■ Prompt: All of the lines below are to be transcribed faithfully, with pictures excluded from the copy.

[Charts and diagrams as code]
☆ ☆ ☆ ☆ ☆
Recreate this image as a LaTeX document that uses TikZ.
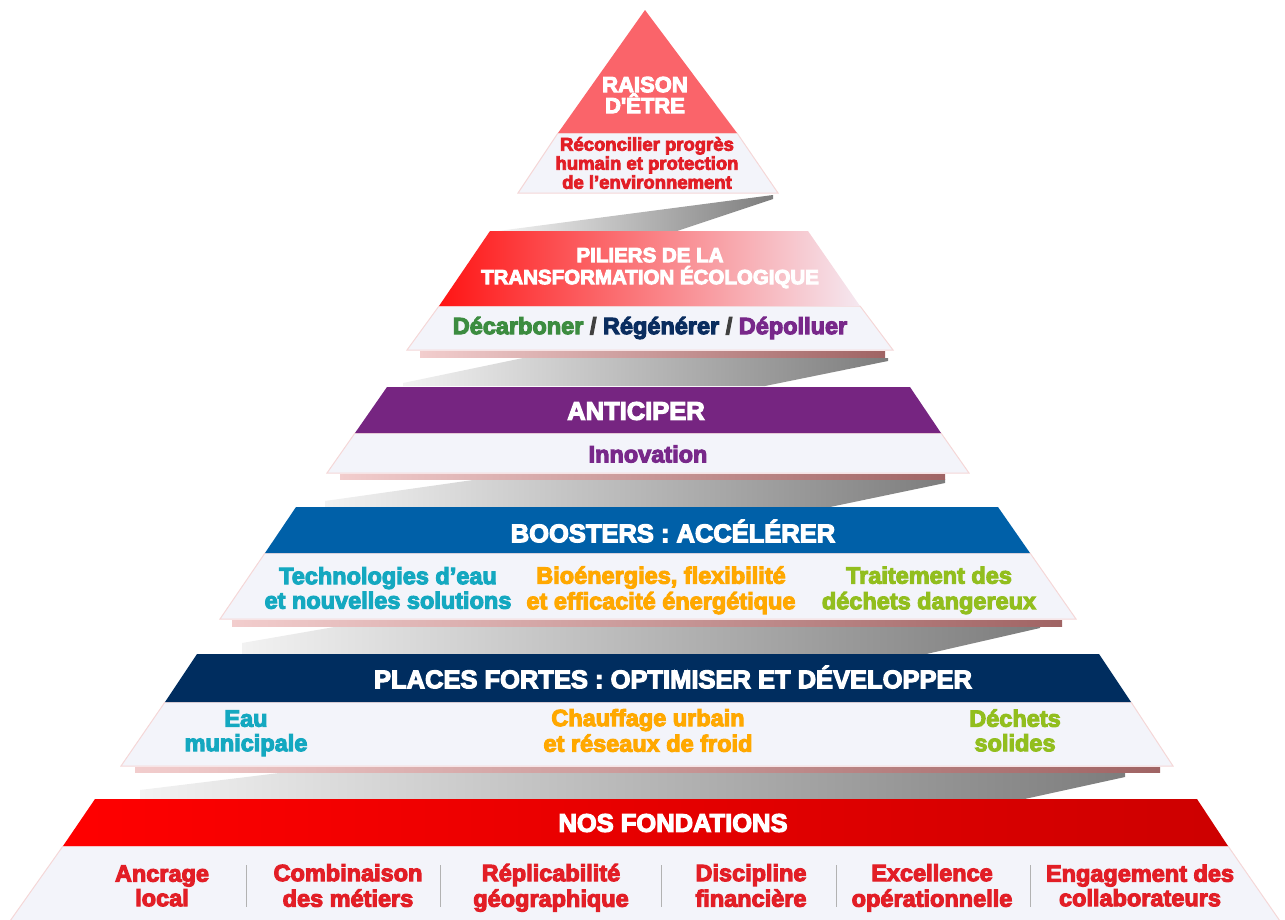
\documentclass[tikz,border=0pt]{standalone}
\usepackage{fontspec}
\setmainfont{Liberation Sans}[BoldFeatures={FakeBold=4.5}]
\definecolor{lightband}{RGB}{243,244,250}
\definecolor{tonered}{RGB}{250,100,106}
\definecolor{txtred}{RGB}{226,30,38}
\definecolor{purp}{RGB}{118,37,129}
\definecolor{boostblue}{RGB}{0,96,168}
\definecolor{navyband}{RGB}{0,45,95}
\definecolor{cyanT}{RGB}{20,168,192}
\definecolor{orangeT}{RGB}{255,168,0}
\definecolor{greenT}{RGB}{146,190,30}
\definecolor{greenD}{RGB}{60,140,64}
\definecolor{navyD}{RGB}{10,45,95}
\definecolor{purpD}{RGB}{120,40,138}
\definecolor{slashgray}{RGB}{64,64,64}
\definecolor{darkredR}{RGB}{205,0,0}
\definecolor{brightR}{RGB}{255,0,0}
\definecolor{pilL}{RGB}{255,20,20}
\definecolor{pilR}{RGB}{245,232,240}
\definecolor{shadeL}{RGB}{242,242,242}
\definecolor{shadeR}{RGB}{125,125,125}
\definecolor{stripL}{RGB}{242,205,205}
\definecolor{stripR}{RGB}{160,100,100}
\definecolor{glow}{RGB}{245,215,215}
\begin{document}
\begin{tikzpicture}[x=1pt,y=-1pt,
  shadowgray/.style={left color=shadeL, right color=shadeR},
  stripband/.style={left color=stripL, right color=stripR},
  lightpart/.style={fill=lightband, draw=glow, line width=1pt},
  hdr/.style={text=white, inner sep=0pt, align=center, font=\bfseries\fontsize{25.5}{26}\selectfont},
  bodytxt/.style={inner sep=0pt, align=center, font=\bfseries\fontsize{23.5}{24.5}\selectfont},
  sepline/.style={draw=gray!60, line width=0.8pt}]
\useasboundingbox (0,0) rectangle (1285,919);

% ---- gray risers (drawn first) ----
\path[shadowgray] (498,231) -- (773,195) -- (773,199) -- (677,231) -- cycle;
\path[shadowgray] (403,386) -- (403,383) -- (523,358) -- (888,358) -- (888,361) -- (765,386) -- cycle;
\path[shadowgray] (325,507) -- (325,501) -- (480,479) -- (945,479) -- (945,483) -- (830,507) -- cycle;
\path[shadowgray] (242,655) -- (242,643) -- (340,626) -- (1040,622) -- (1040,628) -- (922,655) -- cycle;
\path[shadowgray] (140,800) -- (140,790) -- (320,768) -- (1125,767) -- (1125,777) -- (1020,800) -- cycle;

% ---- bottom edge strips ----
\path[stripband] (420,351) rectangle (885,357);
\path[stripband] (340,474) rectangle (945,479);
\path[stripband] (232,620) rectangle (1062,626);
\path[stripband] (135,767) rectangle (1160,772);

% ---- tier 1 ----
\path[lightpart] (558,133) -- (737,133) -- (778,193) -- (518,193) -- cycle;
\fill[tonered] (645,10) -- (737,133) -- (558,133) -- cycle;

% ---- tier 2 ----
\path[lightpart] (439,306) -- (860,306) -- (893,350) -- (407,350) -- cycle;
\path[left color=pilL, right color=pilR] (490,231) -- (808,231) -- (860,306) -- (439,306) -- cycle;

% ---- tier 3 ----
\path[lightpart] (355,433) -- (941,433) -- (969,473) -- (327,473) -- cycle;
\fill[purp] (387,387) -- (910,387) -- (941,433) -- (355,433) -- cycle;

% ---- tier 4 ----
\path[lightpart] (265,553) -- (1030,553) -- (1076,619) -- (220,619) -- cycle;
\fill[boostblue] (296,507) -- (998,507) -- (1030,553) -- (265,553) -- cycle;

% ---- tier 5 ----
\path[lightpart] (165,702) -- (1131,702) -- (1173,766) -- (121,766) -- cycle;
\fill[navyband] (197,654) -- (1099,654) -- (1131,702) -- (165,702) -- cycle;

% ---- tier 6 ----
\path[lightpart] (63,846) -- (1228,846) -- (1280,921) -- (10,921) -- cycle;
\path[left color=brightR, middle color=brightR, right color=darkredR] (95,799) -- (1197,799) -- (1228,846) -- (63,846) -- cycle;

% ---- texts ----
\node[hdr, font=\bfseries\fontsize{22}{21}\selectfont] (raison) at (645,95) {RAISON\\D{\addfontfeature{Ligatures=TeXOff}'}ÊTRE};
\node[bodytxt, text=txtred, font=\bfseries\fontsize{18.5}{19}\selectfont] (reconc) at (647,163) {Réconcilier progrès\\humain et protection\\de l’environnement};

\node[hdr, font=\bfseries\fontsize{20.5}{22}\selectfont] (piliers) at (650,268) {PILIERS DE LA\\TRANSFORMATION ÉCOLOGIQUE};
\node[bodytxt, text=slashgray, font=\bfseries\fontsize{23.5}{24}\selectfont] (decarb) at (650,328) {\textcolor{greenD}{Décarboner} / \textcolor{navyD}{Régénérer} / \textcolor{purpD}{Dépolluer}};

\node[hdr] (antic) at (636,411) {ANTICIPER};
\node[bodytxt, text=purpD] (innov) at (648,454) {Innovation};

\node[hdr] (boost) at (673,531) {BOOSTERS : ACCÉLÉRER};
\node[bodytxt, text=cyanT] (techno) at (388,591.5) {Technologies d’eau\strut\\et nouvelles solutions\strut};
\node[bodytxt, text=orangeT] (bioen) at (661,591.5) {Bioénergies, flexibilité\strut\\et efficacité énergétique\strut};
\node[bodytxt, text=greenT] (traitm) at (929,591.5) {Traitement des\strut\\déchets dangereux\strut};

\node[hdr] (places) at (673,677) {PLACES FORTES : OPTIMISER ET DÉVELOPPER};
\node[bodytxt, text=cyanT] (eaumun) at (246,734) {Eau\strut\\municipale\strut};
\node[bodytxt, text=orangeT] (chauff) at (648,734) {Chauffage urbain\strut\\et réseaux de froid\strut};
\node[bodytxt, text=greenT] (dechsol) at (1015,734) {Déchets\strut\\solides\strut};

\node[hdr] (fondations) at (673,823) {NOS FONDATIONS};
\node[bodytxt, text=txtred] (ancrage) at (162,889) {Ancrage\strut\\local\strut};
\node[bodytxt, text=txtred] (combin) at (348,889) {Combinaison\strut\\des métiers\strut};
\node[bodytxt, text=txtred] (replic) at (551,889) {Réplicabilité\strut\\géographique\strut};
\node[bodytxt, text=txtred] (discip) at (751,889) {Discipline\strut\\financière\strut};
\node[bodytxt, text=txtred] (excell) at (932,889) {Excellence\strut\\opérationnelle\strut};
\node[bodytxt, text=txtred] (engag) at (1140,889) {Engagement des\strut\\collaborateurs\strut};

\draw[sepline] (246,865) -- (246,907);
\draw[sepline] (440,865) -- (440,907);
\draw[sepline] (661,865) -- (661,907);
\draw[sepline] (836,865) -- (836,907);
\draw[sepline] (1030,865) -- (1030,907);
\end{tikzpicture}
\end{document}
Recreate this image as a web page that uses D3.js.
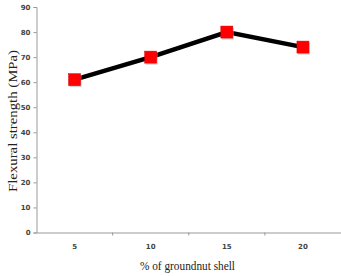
☆ ☆ ☆ ☆ ☆
■ Result:
Recreate this image as a LaTeX document that uses TikZ.
\documentclass[tikz,border=0pt]{standalone}
\usepackage{fontspec}
\setmainfont{Liberation Sans}[BoldFeatures={FakeBold=4.5}]
\definecolor{lightband}{RGB}{243,244,250}
\definecolor{tonered}{RGB}{250,100,106}
\definecolor{txtred}{RGB}{226,30,38}
\definecolor{purp}{RGB}{118,37,129}
\definecolor{boostblue}{RGB}{0,96,168}
\definecolor{navyband}{RGB}{0,45,95}
\definecolor{cyanT}{RGB}{20,168,192}
\definecolor{orangeT}{RGB}{255,168,0}
\definecolor{greenT}{RGB}{146,190,30}
\definecolor{greenD}{RGB}{60,140,64}
\definecolor{navyD}{RGB}{10,45,95}
\definecolor{purpD}{RGB}{120,40,138}
\definecolor{slashgray}{RGB}{64,64,64}
\definecolor{darkredR}{RGB}{205,0,0}
\definecolor{brightR}{RGB}{255,0,0}
\definecolor{pilL}{RGB}{255,20,20}
\definecolor{pilR}{RGB}{245,232,240}
\definecolor{shadeL}{RGB}{242,242,242}
\definecolor{shadeR}{RGB}{125,125,125}
\definecolor{stripL}{RGB}{242,205,205}
\definecolor{stripR}{RGB}{160,100,100}
\definecolor{glow}{RGB}{245,215,215}
\begin{document}
\begin{tikzpicture}[x=1pt,y=-1pt,
  shadowgray/.style={left color=shadeL, right color=shadeR},
  stripband/.style={left color=stripL, right color=stripR},
  lightpart/.style={fill=lightband, draw=glow, line width=1pt},
  hdr/.style={text=white, inner sep=0pt, align=center, font=\bfseries\fontsize{25.5}{26}\selectfont},
  bodytxt/.style={inner sep=0pt, align=center, font=\bfseries\fontsize{23.5}{24.5}\selectfont},
  sepline/.style={draw=gray!60, line width=0.8pt}]
\useasboundingbox (0,0) rectangle (1285,919);

% ---- gray risers (drawn first) ----
\path[shadowgray] (498,231) -- (773,195) -- (773,199) -- (677,231) -- cycle;
\path[shadowgray] (403,386) -- (403,383) -- (523,358) -- (888,358) -- (888,361) -- (765,386) -- cycle;
\path[shadowgray] (325,507) -- (325,501) -- (480,479) -- (945,479) -- (945,483) -- (830,507) -- cycle;
\path[shadowgray] (242,655) -- (242,643) -- (340,626) -- (1040,622) -- (1040,628) -- (922,655) -- cycle;
\path[shadowgray] (140,800) -- (140,790) -- (320,768) -- (1125,767) -- (1125,777) -- (1020,800) -- cycle;

% ---- bottom edge strips ----
\path[stripband] (420,351) rectangle (885,357);
\path[stripband] (340,474) rectangle (945,479);
\path[stripband] (232,620) rectangle (1062,626);
\path[stripband] (135,767) rectangle (1160,772);

% ---- tier 1 ----
\path[lightpart] (558,133) -- (737,133) -- (778,193) -- (518,193) -- cycle;
\fill[tonered] (645,10) -- (737,133) -- (558,133) -- cycle;

% ---- tier 2 ----
\path[lightpart] (439,306) -- (860,306) -- (893,350) -- (407,350) -- cycle;
\path[left color=pilL, right color=pilR] (490,231) -- (808,231) -- (860,306) -- (439,306) -- cycle;

% ---- tier 3 ----
\path[lightpart] (355,433) -- (941,433) -- (969,473) -- (327,473) -- cycle;
\fill[purp] (387,387) -- (910,387) -- (941,433) -- (355,433) -- cycle;

% ---- tier 4 ----
\path[lightpart] (265,553) -- (1030,553) -- (1076,619) -- (220,619) -- cycle;
\fill[boostblue] (296,507) -- (998,507) -- (1030,553) -- (265,553) -- cycle;

% ---- tier 5 ----
\path[lightpart] (165,702) -- (1131,702) -- (1173,766) -- (121,766) -- cycle;
\fill[navyband] (197,654) -- (1099,654) -- (1131,702) -- (165,702) -- cycle;

% ---- tier 6 ----
\path[lightpart] (63,846) -- (1228,846) -- (1280,921) -- (10,921) -- cycle;
\path[left color=brightR, middle color=brightR, right color=darkredR] (95,799) -- (1197,799) -- (1228,846) -- (63,846) -- cycle;

% ---- texts ----
\node[hdr, font=\bfseries\fontsize{22}{21}\selectfont] (raison) at (645,95) {RAISON\\D{\addfontfeature{Ligatures=TeXOff}'}ÊTRE};
\node[bodytxt, text=txtred, font=\bfseries\fontsize{18.5}{19}\selectfont] (reconc) at (647,163) {Réconcilier progrès\\humain et protection\\de l’environnement};

\node[hdr, font=\bfseries\fontsize{20.5}{22}\selectfont] (piliers) at (650,268) {PILIERS DE LA\\TRANSFORMATION ÉCOLOGIQUE};
\node[bodytxt, text=slashgray, font=\bfseries\fontsize{23.5}{24}\selectfont] (decarb) at (650,328) {\textcolor{greenD}{Décarboner} / \textcolor{navyD}{Régénérer} / \textcolor{purpD}{Dépolluer}};

\node[hdr] (antic) at (636,411) {ANTICIPER};
\node[bodytxt, text=purpD] (innov) at (648,454) {Innovation};

\node[hdr] (boost) at (673,531) {BOOSTERS : ACCÉLÉRER};
\node[bodytxt, text=cyanT] (techno) at (388,591.5) {Technologies d’eau\strut\\et nouvelles solutions\strut};
\node[bodytxt, text=orangeT] (bioen) at (661,591.5) {Bioénergies, flexibilité\strut\\et efficacité énergétique\strut};
\node[bodytxt, text=greenT] (traitm) at (929,591.5) {Traitement des\strut\\déchets dangereux\strut};

\node[hdr] (places) at (673,677) {PLACES FORTES : OPTIMISER ET DÉVELOPPER};
\node[bodytxt, text=cyanT] (eaumun) at (246,734) {Eau\strut\\municipale\strut};
\node[bodytxt, text=orangeT] (chauff) at (648,734) {Chauffage urbain\strut\\et réseaux de froid\strut};
\node[bodytxt, text=greenT] (dechsol) at (1015,734) {Déchets\strut\\solides\strut};

\node[hdr] (fondations) at (673,823) {NOS FONDATIONS};
\node[bodytxt, text=txtred] (ancrage) at (162,889) {Ancrage\strut\\local\strut};
\node[bodytxt, text=txtred] (combin) at (348,889) {Combinaison\strut\\des métiers\strut};
\node[bodytxt, text=txtred] (replic) at (551,889) {Réplicabilité\strut\\géographique\strut};
\node[bodytxt, text=txtred] (discip) at (751,889) {Discipline\strut\\financière\strut};
\node[bodytxt, text=txtred] (excell) at (932,889) {Excellence\strut\\opérationnelle\strut};
\node[bodytxt, text=txtred] (engag) at (1140,889) {Engagement des\strut\\collaborateurs\strut};

\draw[sepline] (246,865) -- (246,907);
\draw[sepline] (440,865) -- (440,907);
\draw[sepline] (661,865) -- (661,907);
\draw[sepline] (836,865) -- (836,907);
\draw[sepline] (1030,865) -- (1030,907);
\end{tikzpicture}
\end{document}
Recreate this image as a web page that uses D3.js.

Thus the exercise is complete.